What needs to be done: Your task is to retype, word for word, the lines from the start of the data through the line holding "from matplotlib.patches import Patch". Do not include the pictures.

Given entries:
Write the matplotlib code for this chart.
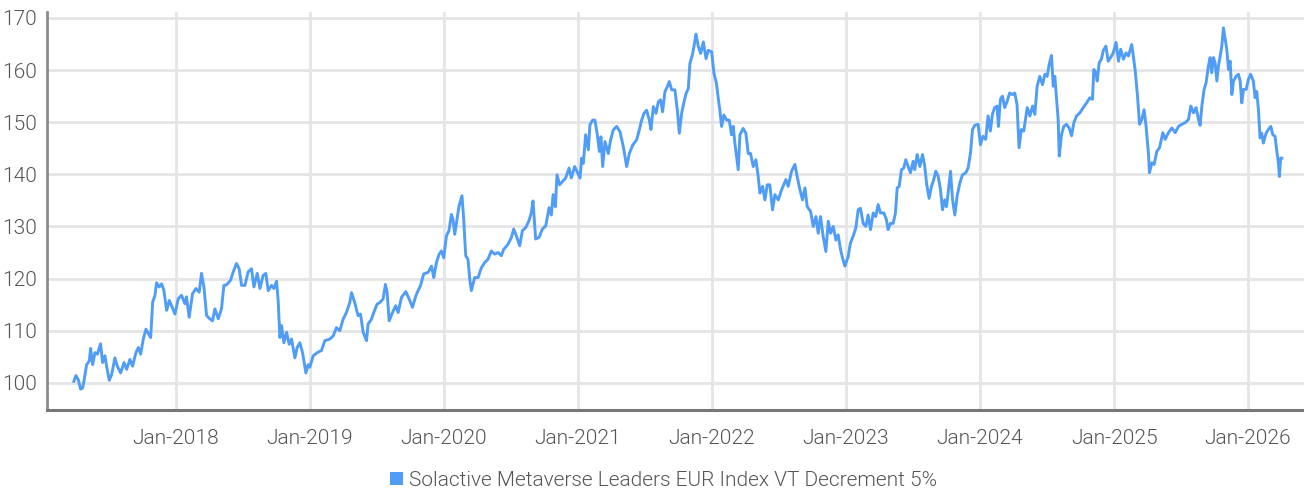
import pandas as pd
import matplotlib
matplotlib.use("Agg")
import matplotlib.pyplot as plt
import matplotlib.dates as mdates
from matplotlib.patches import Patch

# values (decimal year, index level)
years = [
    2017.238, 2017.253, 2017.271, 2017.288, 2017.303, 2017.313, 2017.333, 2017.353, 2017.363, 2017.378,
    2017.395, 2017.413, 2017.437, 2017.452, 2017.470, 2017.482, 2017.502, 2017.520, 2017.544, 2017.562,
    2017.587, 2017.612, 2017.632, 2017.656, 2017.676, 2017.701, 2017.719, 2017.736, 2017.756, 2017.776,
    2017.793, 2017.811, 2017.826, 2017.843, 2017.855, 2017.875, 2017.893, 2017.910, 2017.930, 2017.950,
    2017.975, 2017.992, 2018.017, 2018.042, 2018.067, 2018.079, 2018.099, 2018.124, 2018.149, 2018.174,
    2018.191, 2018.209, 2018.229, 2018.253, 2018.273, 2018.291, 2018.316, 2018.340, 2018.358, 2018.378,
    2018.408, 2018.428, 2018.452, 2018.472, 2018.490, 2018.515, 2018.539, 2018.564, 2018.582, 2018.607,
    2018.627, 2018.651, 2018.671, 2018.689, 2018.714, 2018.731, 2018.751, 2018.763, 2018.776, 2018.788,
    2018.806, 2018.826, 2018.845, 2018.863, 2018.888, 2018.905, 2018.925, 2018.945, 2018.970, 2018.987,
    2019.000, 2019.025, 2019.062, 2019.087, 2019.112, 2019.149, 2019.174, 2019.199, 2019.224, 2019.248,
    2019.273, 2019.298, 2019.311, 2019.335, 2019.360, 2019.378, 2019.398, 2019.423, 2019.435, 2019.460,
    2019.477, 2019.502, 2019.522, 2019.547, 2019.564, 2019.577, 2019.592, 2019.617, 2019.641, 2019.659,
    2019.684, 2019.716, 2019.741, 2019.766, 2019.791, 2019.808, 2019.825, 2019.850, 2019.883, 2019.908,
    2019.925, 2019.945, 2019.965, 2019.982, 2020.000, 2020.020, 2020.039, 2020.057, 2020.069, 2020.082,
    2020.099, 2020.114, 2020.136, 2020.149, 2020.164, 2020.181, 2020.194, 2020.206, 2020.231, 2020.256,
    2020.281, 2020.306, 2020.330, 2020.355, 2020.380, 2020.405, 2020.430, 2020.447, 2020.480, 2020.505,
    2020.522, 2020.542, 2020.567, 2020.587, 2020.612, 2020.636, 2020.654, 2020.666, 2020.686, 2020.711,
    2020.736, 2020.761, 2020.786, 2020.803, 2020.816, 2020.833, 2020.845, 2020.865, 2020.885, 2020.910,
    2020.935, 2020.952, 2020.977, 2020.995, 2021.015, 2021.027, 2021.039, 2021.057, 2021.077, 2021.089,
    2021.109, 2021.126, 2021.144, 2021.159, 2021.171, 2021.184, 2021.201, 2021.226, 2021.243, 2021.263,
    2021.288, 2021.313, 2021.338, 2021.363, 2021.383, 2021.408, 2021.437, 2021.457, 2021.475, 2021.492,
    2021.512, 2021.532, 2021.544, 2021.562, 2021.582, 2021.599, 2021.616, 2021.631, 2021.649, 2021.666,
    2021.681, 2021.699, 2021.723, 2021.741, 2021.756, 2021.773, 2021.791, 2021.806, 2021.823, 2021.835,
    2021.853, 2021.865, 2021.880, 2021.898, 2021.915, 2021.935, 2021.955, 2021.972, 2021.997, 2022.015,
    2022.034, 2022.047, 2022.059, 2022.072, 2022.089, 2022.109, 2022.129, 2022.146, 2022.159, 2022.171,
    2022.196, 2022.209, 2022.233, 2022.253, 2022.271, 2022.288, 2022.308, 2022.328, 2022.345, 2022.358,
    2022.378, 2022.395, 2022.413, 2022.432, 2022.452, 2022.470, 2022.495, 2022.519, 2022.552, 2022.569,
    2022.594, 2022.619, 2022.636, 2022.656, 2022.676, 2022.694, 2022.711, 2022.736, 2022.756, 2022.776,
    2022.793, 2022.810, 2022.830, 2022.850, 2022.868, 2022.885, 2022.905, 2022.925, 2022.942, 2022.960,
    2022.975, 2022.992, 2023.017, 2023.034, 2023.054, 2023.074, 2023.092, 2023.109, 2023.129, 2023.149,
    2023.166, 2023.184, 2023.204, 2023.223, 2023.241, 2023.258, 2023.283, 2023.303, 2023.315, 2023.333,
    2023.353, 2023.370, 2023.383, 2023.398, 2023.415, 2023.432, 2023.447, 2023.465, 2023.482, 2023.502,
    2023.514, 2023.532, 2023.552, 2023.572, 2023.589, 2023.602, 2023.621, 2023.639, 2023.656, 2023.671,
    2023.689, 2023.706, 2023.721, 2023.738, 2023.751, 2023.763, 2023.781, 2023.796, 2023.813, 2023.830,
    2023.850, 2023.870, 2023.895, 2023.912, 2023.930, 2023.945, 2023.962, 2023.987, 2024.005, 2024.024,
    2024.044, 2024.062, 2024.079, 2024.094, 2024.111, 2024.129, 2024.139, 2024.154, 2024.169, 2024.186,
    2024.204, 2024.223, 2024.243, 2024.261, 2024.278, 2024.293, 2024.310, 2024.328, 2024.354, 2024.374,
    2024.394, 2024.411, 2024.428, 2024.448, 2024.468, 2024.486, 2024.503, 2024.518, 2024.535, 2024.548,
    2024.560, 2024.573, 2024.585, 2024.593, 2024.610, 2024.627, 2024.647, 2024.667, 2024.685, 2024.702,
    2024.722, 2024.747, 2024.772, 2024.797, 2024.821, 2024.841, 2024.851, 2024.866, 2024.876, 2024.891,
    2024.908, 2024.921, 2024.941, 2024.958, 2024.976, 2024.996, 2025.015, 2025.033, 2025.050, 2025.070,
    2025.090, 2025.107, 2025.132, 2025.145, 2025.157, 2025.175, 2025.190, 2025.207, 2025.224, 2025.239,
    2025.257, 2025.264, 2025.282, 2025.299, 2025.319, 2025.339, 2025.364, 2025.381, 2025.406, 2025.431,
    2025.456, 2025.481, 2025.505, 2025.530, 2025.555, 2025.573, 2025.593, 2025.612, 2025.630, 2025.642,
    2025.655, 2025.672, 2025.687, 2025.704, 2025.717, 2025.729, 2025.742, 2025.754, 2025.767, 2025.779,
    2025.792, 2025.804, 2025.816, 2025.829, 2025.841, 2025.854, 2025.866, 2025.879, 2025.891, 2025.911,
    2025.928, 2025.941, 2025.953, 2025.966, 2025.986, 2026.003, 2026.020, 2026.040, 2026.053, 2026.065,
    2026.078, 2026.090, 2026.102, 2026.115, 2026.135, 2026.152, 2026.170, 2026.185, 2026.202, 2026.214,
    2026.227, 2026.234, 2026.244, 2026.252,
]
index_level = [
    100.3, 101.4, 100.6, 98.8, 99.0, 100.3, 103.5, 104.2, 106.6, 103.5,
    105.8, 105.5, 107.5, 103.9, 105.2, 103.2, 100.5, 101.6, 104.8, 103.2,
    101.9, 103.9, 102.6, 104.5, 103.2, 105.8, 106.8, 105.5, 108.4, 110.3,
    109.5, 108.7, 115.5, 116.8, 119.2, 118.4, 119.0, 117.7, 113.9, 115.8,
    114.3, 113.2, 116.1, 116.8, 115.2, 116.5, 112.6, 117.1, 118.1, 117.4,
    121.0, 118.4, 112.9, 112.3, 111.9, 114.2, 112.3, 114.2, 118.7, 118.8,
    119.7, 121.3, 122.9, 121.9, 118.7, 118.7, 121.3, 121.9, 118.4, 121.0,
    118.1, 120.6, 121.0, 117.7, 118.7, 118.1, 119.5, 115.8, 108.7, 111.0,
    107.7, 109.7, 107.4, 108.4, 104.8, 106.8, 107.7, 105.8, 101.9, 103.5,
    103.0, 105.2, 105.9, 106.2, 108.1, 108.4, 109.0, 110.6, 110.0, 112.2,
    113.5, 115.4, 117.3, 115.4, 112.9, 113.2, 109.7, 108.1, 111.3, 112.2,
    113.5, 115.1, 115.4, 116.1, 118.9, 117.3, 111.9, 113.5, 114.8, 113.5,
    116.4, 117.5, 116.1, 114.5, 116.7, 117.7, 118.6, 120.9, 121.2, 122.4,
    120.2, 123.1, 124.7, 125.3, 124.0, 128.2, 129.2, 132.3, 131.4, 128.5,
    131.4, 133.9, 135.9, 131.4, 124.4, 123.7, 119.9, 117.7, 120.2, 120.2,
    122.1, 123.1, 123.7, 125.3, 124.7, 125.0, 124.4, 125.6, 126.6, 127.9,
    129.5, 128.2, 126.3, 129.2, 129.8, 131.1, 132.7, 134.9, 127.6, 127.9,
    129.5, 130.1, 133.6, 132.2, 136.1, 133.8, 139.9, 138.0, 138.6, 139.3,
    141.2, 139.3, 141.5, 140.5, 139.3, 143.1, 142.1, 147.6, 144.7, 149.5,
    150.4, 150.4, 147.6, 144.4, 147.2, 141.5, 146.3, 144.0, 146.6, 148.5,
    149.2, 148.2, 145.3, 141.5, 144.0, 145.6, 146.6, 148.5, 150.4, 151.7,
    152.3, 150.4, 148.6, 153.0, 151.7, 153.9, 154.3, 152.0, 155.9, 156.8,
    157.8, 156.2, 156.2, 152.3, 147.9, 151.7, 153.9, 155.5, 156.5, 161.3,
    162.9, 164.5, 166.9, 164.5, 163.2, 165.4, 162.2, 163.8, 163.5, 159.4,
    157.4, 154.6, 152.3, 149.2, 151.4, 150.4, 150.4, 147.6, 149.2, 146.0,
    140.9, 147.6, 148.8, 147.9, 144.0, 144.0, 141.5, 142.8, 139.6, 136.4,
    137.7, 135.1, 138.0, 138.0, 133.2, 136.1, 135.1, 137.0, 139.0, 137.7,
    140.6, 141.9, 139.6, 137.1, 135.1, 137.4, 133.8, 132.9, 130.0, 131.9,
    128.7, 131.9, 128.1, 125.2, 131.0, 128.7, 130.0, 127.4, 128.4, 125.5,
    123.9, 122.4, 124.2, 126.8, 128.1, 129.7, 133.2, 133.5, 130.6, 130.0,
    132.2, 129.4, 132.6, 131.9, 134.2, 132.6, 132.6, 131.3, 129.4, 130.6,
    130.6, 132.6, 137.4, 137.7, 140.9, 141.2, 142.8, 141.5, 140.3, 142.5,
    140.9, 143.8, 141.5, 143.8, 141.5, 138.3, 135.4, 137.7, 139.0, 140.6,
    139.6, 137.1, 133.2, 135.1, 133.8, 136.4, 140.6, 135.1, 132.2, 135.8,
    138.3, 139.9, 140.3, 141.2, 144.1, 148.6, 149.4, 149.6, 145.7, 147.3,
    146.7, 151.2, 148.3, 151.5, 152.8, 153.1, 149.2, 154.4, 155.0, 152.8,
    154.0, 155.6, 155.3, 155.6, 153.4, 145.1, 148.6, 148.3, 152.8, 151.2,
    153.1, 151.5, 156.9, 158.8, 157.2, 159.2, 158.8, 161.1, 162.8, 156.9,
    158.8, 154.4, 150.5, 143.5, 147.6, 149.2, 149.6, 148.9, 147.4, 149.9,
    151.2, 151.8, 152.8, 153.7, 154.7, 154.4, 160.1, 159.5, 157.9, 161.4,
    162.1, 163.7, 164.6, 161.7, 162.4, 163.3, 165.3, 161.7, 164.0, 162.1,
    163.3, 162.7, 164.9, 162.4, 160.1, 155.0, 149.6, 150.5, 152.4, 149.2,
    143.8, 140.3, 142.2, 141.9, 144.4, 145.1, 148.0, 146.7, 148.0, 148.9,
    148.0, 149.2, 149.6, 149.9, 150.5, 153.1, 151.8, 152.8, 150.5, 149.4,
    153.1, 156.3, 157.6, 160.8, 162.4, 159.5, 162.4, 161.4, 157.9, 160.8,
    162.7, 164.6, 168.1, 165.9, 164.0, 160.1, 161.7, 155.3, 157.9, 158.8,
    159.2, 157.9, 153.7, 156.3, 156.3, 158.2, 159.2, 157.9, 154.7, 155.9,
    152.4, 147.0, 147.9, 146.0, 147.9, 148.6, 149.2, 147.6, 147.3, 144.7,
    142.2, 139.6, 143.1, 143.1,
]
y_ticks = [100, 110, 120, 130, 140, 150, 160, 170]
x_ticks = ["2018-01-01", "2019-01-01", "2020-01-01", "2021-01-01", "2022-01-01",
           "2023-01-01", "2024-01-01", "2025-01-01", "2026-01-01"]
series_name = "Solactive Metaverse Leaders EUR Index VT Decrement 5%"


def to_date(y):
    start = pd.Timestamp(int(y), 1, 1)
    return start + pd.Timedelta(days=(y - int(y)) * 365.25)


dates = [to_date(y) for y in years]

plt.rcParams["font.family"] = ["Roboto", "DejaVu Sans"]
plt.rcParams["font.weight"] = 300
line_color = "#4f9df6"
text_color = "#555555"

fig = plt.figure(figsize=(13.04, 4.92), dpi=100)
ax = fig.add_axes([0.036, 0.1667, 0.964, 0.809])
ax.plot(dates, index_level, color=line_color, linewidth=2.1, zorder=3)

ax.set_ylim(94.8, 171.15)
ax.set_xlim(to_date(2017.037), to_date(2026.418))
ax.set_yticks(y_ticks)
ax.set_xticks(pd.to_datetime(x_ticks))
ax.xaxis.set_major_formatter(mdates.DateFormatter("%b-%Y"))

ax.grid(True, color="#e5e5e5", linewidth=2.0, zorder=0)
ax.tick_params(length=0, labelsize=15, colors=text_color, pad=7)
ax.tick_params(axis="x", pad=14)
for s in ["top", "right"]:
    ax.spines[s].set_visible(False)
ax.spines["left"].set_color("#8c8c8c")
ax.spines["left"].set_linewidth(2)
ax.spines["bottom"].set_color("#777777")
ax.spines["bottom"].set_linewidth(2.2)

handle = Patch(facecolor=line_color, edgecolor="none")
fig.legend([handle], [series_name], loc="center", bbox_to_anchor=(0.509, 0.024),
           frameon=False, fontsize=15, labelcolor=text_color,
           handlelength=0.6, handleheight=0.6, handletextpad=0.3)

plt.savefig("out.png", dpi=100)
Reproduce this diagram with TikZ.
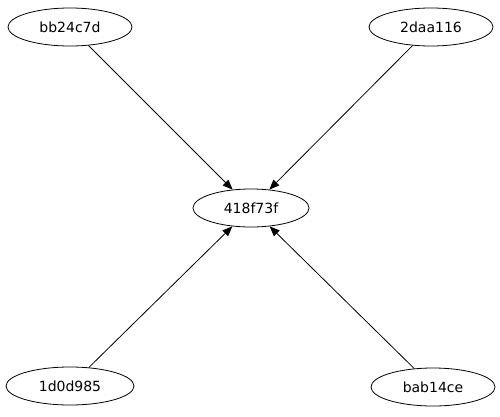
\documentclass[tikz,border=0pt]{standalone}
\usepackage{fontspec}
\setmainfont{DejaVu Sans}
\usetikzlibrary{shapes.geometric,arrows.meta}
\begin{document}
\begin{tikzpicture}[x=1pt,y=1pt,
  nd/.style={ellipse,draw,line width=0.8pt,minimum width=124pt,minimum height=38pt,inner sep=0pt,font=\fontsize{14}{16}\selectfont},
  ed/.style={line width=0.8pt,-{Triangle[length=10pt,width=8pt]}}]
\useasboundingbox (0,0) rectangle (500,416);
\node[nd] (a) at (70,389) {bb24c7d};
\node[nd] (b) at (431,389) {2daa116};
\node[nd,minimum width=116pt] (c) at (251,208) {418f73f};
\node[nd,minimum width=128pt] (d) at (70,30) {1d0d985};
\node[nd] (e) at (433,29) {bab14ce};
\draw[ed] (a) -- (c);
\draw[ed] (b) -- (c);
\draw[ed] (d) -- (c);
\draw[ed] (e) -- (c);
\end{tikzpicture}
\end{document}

The result:
Write the matplotlib code for this chart.
import pandas as pd
import matplotlib
matplotlib.use("Agg")
import matplotlib.pyplot as plt
import matplotlib.dates as mdates
from matplotlib.patches import Patch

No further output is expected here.